Насчет известий с войны наш Друг пишет следующее (прибавь это к твоим остальным телеграммам): “8сентября. Не ужасайтесь, хуже не будет, чем было, вера и знамя обласкает нас”. — Посылаю тебе телеграмму от Е. Витгенштейн, урожденной Набоковой (большой друг Гротена, была в Мариином поезде). Она просит прислать ей медалей. Ты, может быть, дашь Фредериксу распоряжение об этом — и телеграмму тоже. Иконы я могу ей прямо прислать.
Вот тебе, дружок, речь Хвостова. Читая ее, ты поймешь, почему Павел ее не одобрял. Он открыто выступает против Джунковского. Сохрани ее на всякий случай, и, если будут на него нападать, ты всегда можешь сослаться на эту его речь. Она исполнена ума, честности и энергии.

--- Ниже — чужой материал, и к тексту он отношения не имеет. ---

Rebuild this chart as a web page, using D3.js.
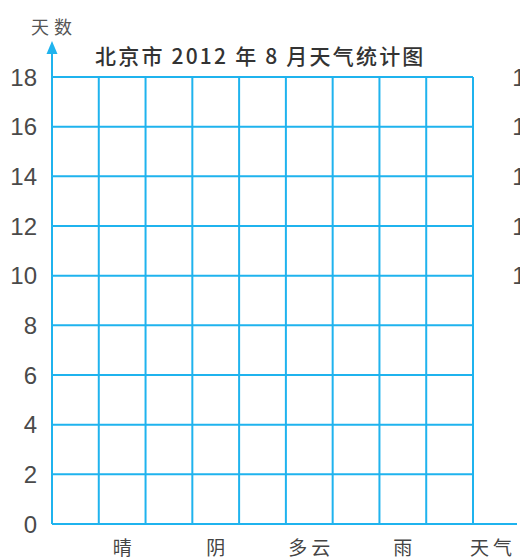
<!DOCTYPE html>
<html><head><meta charset="utf-8">
<script src="https://cdn.jsdelivr.net/npm/d3@7/dist/d3.min.js"></script>
<style>
html,body{margin:0;padding:0;background:#fff;}
svg{display:block;}
</style></head>
<body>
<svg id="chart" width="520" height="559"></svg>
<script>
// Data (empty exercise chart: no values filled in)
const title = "北京市 2012 年 8 月天气统计图";
const yLabel = "天数";
const xLabel = "天气";
const columns = ["c0","晴","c2","阴","c4","多云","c6","雨","c8"];
const categories = ["晴","阴","多云","雨"];
const values = [null, null, null, null];
const yTicks = [0,2,4,6,8,10,12,14,16,18];
const sideTicks = [10,12,14,16,18];

const blue = "#1fb3ee";
const svg = d3.select("#chart");
const mLeft = 52, mRight = 473, mTop = 77, mBottom = 524;

const x = d3.scaleBand().domain(columns).range([mLeft, mRight]).padding(0);
const y = d3.scaleLinear().domain([0, 18]).range([mBottom, mTop]);

const g = svg.append("g");

// horizontal grid lines
g.selectAll("line.h").data(yTicks).join("line")
  .attr("x1", mLeft).attr("x2", mRight)
  .attr("y1", d => y(d)).attr("y2", d => y(d))
  .attr("stroke", blue).attr("stroke-width", 2);

// vertical grid lines
const xEdges = columns.map(c => x(c)).concat([x(columns[columns.length-1]) + x.bandwidth()]);
g.selectAll("line.v").data(xEdges).join("line")
  .attr("x1", d => d).attr("x2", d => d)
  .attr("y1", y(18)).attr("y2", y(0))
  .attr("stroke", blue).attr("stroke-width", 2);

// x axis extended
g.append("line").attr("x1", mLeft).attr("x2", 517).attr("y1", y(0)).attr("y2", y(0))
  .attr("stroke", blue).attr("stroke-width", 2);
// y axis with arrow
g.append("line").attr("x1", mLeft).attr("x2", mLeft).attr("y1", y(0)).attr("y2", 50)
  .attr("stroke", blue).attr("stroke-width", 2);
g.append("path").attr("d", `M${mLeft},41 L${mLeft-5.5},54 L${mLeft+5.5},54 Z`).attr("fill", blue);

// y tick labels
g.selectAll("text.yt").data(yTicks).join("text")
  .attr("x", 37).attr("y", d => y(d)).attr("dy", "0.36em")
  .attr("text-anchor", "end")
  .attr("font-family", "Liberation Sans, Arial, sans-serif")
  .attr("font-size", 24).attr("fill", "#4a4a4a")
  .text(d => d);

// neighbouring chart's tick labels cut off at the right edge (as in the reference)
g.selectAll("text.st").data(sideTicks).join("text")
  .attr("x", 539).attr("y", d => y(d)).attr("dy", "0.36em")
  .attr("text-anchor", "end")
  .attr("font-family", "Liberation Sans, Arial, sans-serif")
  .attr("font-size", 24).attr("fill", "#4a4a4a")
  .text(d => d);

// category labels
g.selectAll("text.cat").data(categories).join("text")
  .attr("x", d => x(d) + x.bandwidth()/2 + 2).attr("y", 555)
  .attr("text-anchor", "middle")
  .attr("font-family", "Noto Sans CJK SC, sans-serif")
  .attr("font-size", 19).attr("fill", "#444").attr("letter-spacing", 4)
  .text(d => d);

g.append("text").attr("x", 493).attr("y", 555).attr("text-anchor", "middle")
  .attr("font-family", "Noto Sans CJK SC, sans-serif")
  .attr("font-size", 19).attr("fill", "#444").attr("letter-spacing", 4)
  .text(xLabel);

g.append("text").attr("x", 54).attr("y", 34).attr("text-anchor", "middle")
  .attr("font-family", "Noto Sans CJK SC, sans-serif")
  .attr("font-size", 18).attr("fill", "#555").attr("letter-spacing", 5)
  .text(yLabel);

g.append("text").attr("x", 95).attr("y", 64)
  .attr("font-family", "Noto Sans CJK SC, sans-serif")
  .attr("font-size", 21).attr("font-weight", 500).attr("fill", "#333")
  .attr("letter-spacing", 2.2)
  .text(title);
</script>
</body></html>
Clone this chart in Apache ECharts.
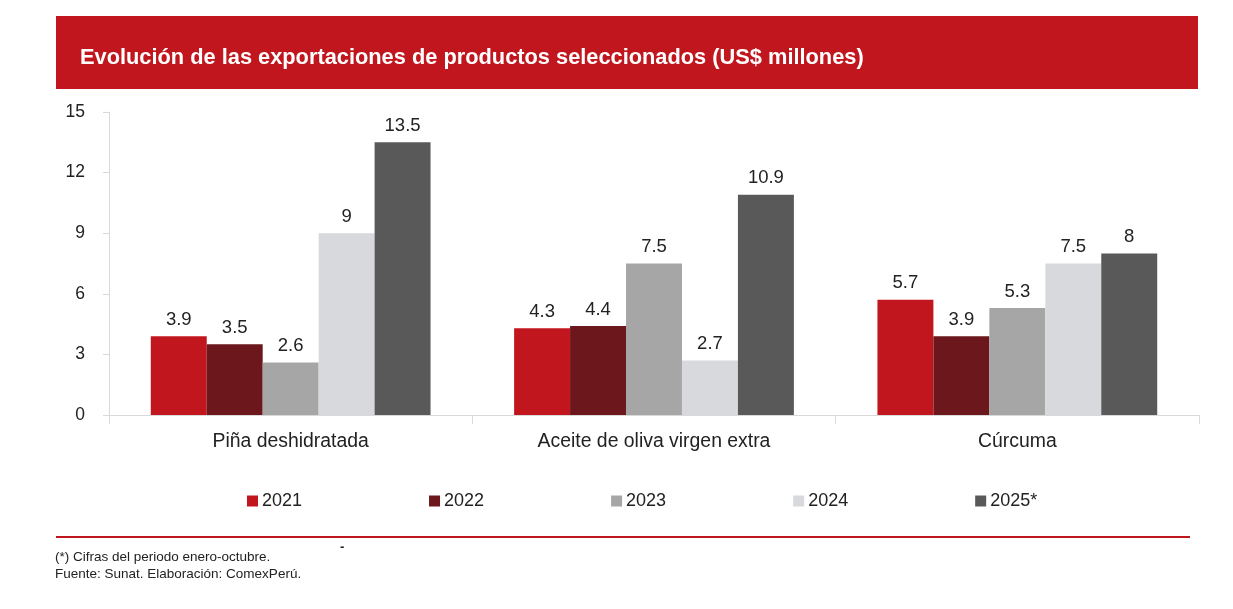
<!DOCTYPE html>
<html lang="es">
<head>
  <meta charset="UTF-8">
  <title>Exportaciones productos seleccionados</title>
  <script src="https://cdn.jsdelivr.net/npm/echarts@6/dist/echarts.min.js"></script>
  <style>
    html, body { margin: 0; padding: 0; background: #fff; }
    #chart { width: 1233px; height: 609px; }
  </style>
</head>
<body>
<div id="chart"></div>
<script>
  // data
  const products = ['Piña deshidratada', 'Aceite de oliva virgen extra', 'Cúrcuma'];
  const years = ['2021', '2022', '2023', '2024', '2025*'];
  const v2021 = [3.9, 4.3, 5.7];
  const v2022 = [3.5, 4.4, 3.9];
  const v2023 = [2.6, 7.5, 5.3];
  const v2024 = [9, 2.7, 7.5];
  const v2025 = [13.5, 10.9, 8];
  const yearColors = ['#c1161d', '#6b171c', '#a6a6a6', '#d8d9dd', '#595959'];
  const yTicks = [0, 3, 6, 9, 12, 15];

  const font = '"Liberation Sans", Arial, sans-serif';
  const values = [v2021, v2022, v2023, v2024, v2025];

  let chart = echarts.init(document.getElementById('chart'));
  let option = {
    animation: false,
    textStyle: { fontFamily: font },
    title: {
      text: 'Evolución de las exportaciones de productos seleccionados (US$ millones)',
      left: 75,
      top: 42,
      textStyle: { color: '#fff', fontSize: 21.8, fontWeight: 'bold', fontFamily: font }
    },
    graphic: [
      { type: 'rect', z: -1, shape: { x: 56, y: 16, width: 1142, height: 73 }, style: { fill: '#c1161d' } },
      { type: 'rect', shape: { x: 56, y: 536, width: 1134, height: 2 }, style: { fill: '#c1161d' } },
      { type: 'text', left: 55, top: 550, style: { text: '(*) Cifras del periodo enero-octubre.', fill: '#222', font: '13.5px ' + font } },
      { type: 'text', left: 55, top: 567, style: { text: 'Fuente: Sunat. Elaboración: ComexPerú.', fill: '#222', font: '13.5px ' + font } },
      { type: 'text', left: 340, top: 541, style: { text: '-', fill: '#222', font: 'bold 13px ' + font } }
    ],
    legend: {
      left: 242,
      top: 487,
      itemWidth: 11,
      itemHeight: 11,
      itemGap: 127,
      icon: 'rect',
      textStyle: { fontSize: 18, color: '#222', padding: [0, 0, 0, -1] },
      data: years
    },
    grid: { left: 109, right: 34, top: 112, bottom: 194 },
    xAxis: {
      type: 'category',
      data: products,
      axisLine: { lineStyle: { color: '#d9d9d9' } },
      axisTick: { show: true, length: 9, lineStyle: { color: '#d9d9d9' } },
      axisLabel: { fontSize: 19.4, color: '#222', margin: 17 }
    },
    yAxis: {
      type: 'value',
      min: yTicks[0],
      max: yTicks[yTicks.length - 1],
      interval: 3,
      axisLine: { show: true, lineStyle: { color: '#d9d9d9' } },
      axisTick: { show: true, length: 6, lineStyle: { color: '#d9d9d9' } },
      splitLine: { show: false },
      axisLabel: { fontSize: 17.5, color: '#222', margin: 24 }
    },
    series: years.map(function (y, i) {
      return {
        name: y,
        type: 'bar',
        data: values[i],
        barGap: '0%',
        barCategoryGap: '23%',
        itemStyle: { color: yearColors[i] },
        label: { show: true, position: 'top', distance: 7, fontSize: 18.5, color: '#222' }
      };
    })
  };
  chart.setOption(option);
</script>
</body>
</html>
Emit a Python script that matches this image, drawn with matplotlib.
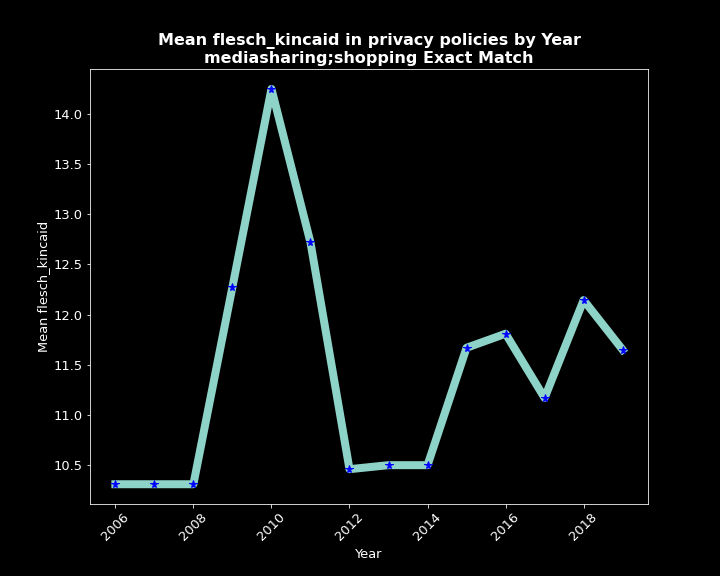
import numpy as np
from matplotlib import pyplot as plt

years = [2006, 2007, 2008, 2009, 2010, 2011, 2012, 2013, 2014, 2015, 2016, 2017, 2018, 2019]
mean_fk = [10.31, 10.31, 10.31, 12.275, 14.25, 12.72, 10.46, 10.50, 10.50, 11.67, 11.81, 11.17, 12.145, 11.65]

plt.style.use('dark_background')
fig, ax = plt.subplots(figsize=(10, 8), dpi=72)
fig.subplots_adjust(left=0.125, right=0.9, top=0.88, bottom=0.125)

ax.plot(years, mean_fk, lw=8, color='#8dd3c7')
ax.plot(years, mean_fk, ls='none', marker='*', color='blue', markersize=8)

ax.set_title('Mean flesch_kincaid in privacy policies by Year\nmediasharing;shopping Exact Match',
             fontsize=16, fontweight='bold')
ax.set_xlabel('Year', fontsize=13)
ax.set_ylabel('Mean flesch_kincaid', fontsize=13)
ax.set_xticks(np.arange(2006, 2020, 2))
ax.tick_params(axis='x', labelrotation=45, labelsize=13)
ax.tick_params(axis='y', labelsize=13)

fig.savefig('out.png')
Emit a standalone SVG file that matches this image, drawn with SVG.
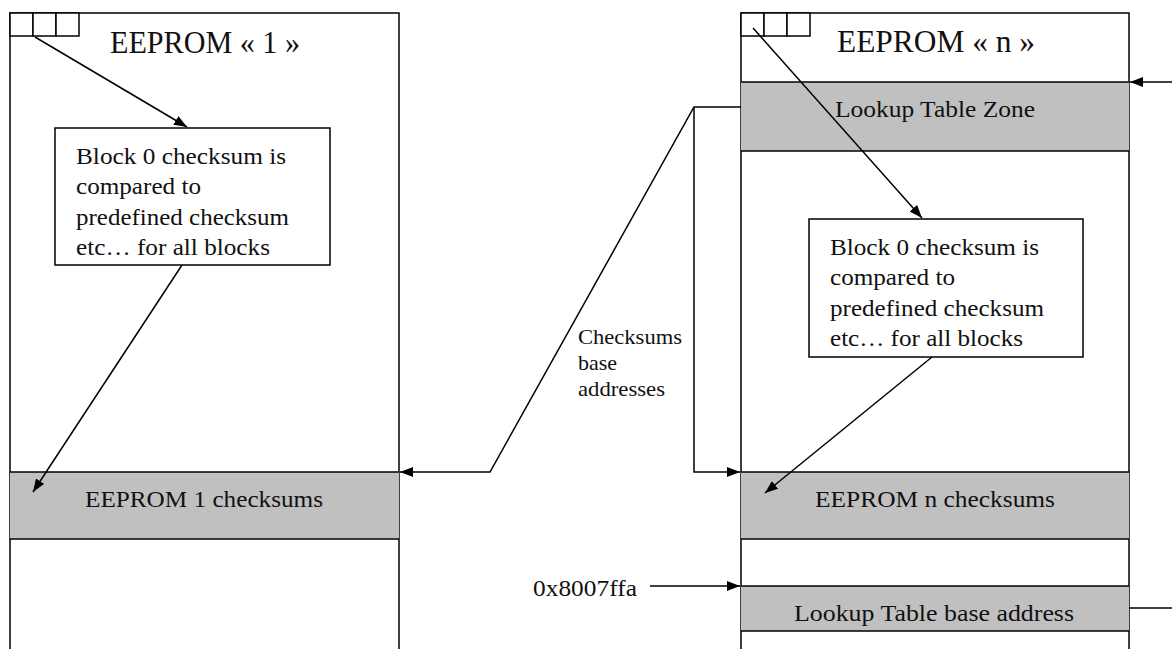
<svg xmlns="http://www.w3.org/2000/svg" width="1172" height="649" viewBox="0 0 1172 649">
<style>
.box{fill:#ffffff;stroke:#000;stroke-width:1.5}
.band{fill:#c0c0c0;stroke:none}
.sep{stroke:#000;stroke-width:1.5;fill:none}
.cell{fill:#ffffff;stroke:#000;stroke-width:1.5}
.t{font-family:"Liberation Serif","Times New Roman",serif;fill:#111}
.title{font-size:31px}
.body{font-size:23px}
.small{font-size:21px}
.conn{fill:none;stroke:#000;stroke-width:1.5}
</style>
<defs>
<marker id="ah" markerUnits="userSpaceOnUse" markerWidth="14" markerHeight="11" refX="13" refY="5" orient="auto">
<path d="M0,0 L13,5 L0,10 z" fill="#000"/>
</marker>
</defs>
<rect width="1172" height="649" fill="#fff"/>

<g id="eeprom1">
<rect class="box" x="10" y="13" width="389" height="660"/>
<rect class="cell" x="10" y="13" width="23" height="23"/>
<rect class="cell" x="33" y="13" width="23" height="23"/>
<rect class="cell" x="56" y="13" width="23" height="23"/>
<text class="t title" x="110" y="53" textLength="190" lengthAdjust="spacingAndGlyphs">EEPROM « 1 »</text>
</g>

<g id="eeprom1-checksums">
<rect class="band" x="10" y="472" width="389" height="67"/>
<line class="sep" x1="10" y1="472" x2="399" y2="472"/>
<line class="sep" x1="10" y1="539" x2="399" y2="539"/>
<text class="t body" x="85" y="507" textLength="238" lengthAdjust="spacingAndGlyphs">EEPROM 1 checksums</text>
</g>

<g id="block-left">
<rect class="box" x="55" y="128" width="275" height="137"/>
<text class="t body" x="76" y="164" textLength="210" lengthAdjust="spacingAndGlyphs">Block 0 checksum is</text>
<text class="t body" x="76" y="194" textLength="125" lengthAdjust="spacingAndGlyphs">compared to</text>
<text class="t body" x="76" y="225" textLength="213" lengthAdjust="spacingAndGlyphs">predefined checksum</text>
<text class="t body" x="76" y="255" textLength="194" lengthAdjust="spacingAndGlyphs">etc… for all blocks</text>
</g>

<g id="eepromN">
<rect class="box" x="741" y="13" width="388" height="660"/>
<rect class="cell" x="741" y="13" width="23" height="23"/>
<rect class="cell" x="764" y="13" width="23" height="23"/>
<rect class="cell" x="787" y="13" width="23" height="23"/>
<text class="t title" x="837" y="52" textLength="198" lengthAdjust="spacingAndGlyphs">EEPROM « n »</text>
</g>

<g id="lookup-zone">
<rect class="band" x="741" y="82" width="388" height="69"/>
<line class="sep" x1="741" y1="82" x2="1129" y2="82"/>
<line class="sep" x1="741" y1="151" x2="1129" y2="151"/>
<text class="t body" x="835" y="117" textLength="200" lengthAdjust="spacingAndGlyphs">Lookup Table Zone</text>
</g>

<g id="eepromN-checksums">
<rect class="band" x="741" y="472" width="388" height="67"/>
<line class="sep" x1="741" y1="472" x2="1129" y2="472"/>
<line class="sep" x1="741" y1="539" x2="1129" y2="539"/>
<text class="t body" x="815" y="507" textLength="240" lengthAdjust="spacingAndGlyphs">EEPROM n checksums</text>
</g>

<g id="lookup-base">
<rect class="band" x="741" y="586" width="388" height="45"/>
<line class="sep" x1="741" y1="586" x2="1129" y2="586"/>
<line class="sep" x1="741" y1="631" x2="1129" y2="631"/>
<text class="t body" x="794" y="621" textLength="280" lengthAdjust="spacingAndGlyphs">Lookup Table base address</text>
</g>

<g id="block-right">
<rect class="box" x="809" y="219" width="274" height="138"/>
<text class="t body" x="830" y="255" textLength="209" lengthAdjust="spacingAndGlyphs">Block 0 checksum is</text>
<text class="t body" x="830" y="285" textLength="125" lengthAdjust="spacingAndGlyphs">compared to</text>
<text class="t body" x="830" y="316" textLength="214" lengthAdjust="spacingAndGlyphs">predefined checksum</text>
<text class="t body" x="830" y="346" textLength="193" lengthAdjust="spacingAndGlyphs">etc… for all blocks</text>
</g>

<g id="labels">
<text class="t small" x="578" y="344" textLength="104" lengthAdjust="spacingAndGlyphs">Checksums</text>
<text class="t small" x="578" y="370" textLength="39" lengthAdjust="spacingAndGlyphs">base</text>
<text class="t small" x="578" y="396" textLength="87" lengthAdjust="spacingAndGlyphs">addresses</text>
<text class="t body" x="533" y="596" textLength="104" lengthAdjust="spacingAndGlyphs">0x8007ffa</text>
</g>

<g id="connectors">
<line class="conn" x1="35" y1="37" x2="187" y2="127" marker-end="url(#ah)"/>
<line class="conn" x1="182" y1="265" x2="33" y2="492" marker-end="url(#ah)"/>
<polyline class="conn" points="741,107 694,107 490,472 400,472" marker-end="url(#ah)"/>
<polyline class="conn" points="694,107 694,472 740,472" marker-end="url(#ah)"/>
<line class="conn" x1="753" y1="28" x2="922" y2="218" marker-end="url(#ah)"/>
<line class="conn" x1="932" y1="357" x2="765" y2="493" marker-end="url(#ah)"/>
<line class="conn" x1="650" y1="586" x2="740" y2="586" marker-end="url(#ah)"/>
<line class="conn" x1="1172" y1="82" x2="1130" y2="82" marker-end="url(#ah)"/>
<line class="conn" x1="1129" y1="608" x2="1172" y2="608"/>
</g>
</svg>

Видно, что этот человек жаждет быть тебе полезным. — Приказал ли ты водворить порядок и справедливость в балтийских провинциях? Это необходимо, — бедные люди очень там страдают.
Только что прочла до конца речь Хвостова, — очень толковая и интересная, но я должна сказать, что наша собственная славянская натура, лишенная всякой инициативы, виновата во всем. Мы должны были бы с самого начала удержать банк в наших руках. Раньше никто не обращал на это внимания, теперь все ищут всюду немецкого засилья. Но уверяю тебя, что мы сами навлекли его на себя своей ленью. — Обрати внимание на стр. 21, 22 про Джунковского — какое он имел право телеграфировать такую вещь? Это было возможно лишь при исключительных обстоятельствах, и это звучит отвратительно. — Я думаю, что тебя это все заинтересует, так как знакомит с его взглядами на банк и т.д. Затем посылаю тебе письмо А. про Варнаву и Синод. Анастасия тебя целует и извиняется, что не написала, но мы поехали кататься (конечно, девочки мерзли), а затем в Дом Инвалидов, где разговаривали со всеми в течение 1 1/2 часов. Мы заехали за Аней в прелестный домик графини Шуленбург. Затем они пошли в свои лазареты, а после чаю — к Ане, чтобы поиграть с молодежью.
Голова кружится от всех разговоров, но дух мой бодр, — дружок, и готов на все, что тебе надо. Варнава завтра придет ко мне. Продолжай быть энергичным, дорогой мой, пусти в ход свою метлу — покажи им энергичную, уверенную, твердую сторону своего характера, которую они еще недостаточно видели.
Теперь настало время доказать им, кто ты, и что твое терпение иссякло. Ты старался брать добротой и мягкостью, которые не подействовали, теперь покажи обратное — свою властную руку. Кусов написал А., между прочим, что жалко, что такой человек, как Михеев [420], приехал от твоего имени, так как он не умеет вести себя в качестве твоего представителя и говорить. — Ангел мой, мне так грустно надоедать тебе каждый день, но я не могу иначе. Жажду целовать тебя и смотреть в твои любимые глаза. Благословляю и целую тебя без конца, с истинной и глубокой преданностью. — Храни и направи тебя Господь!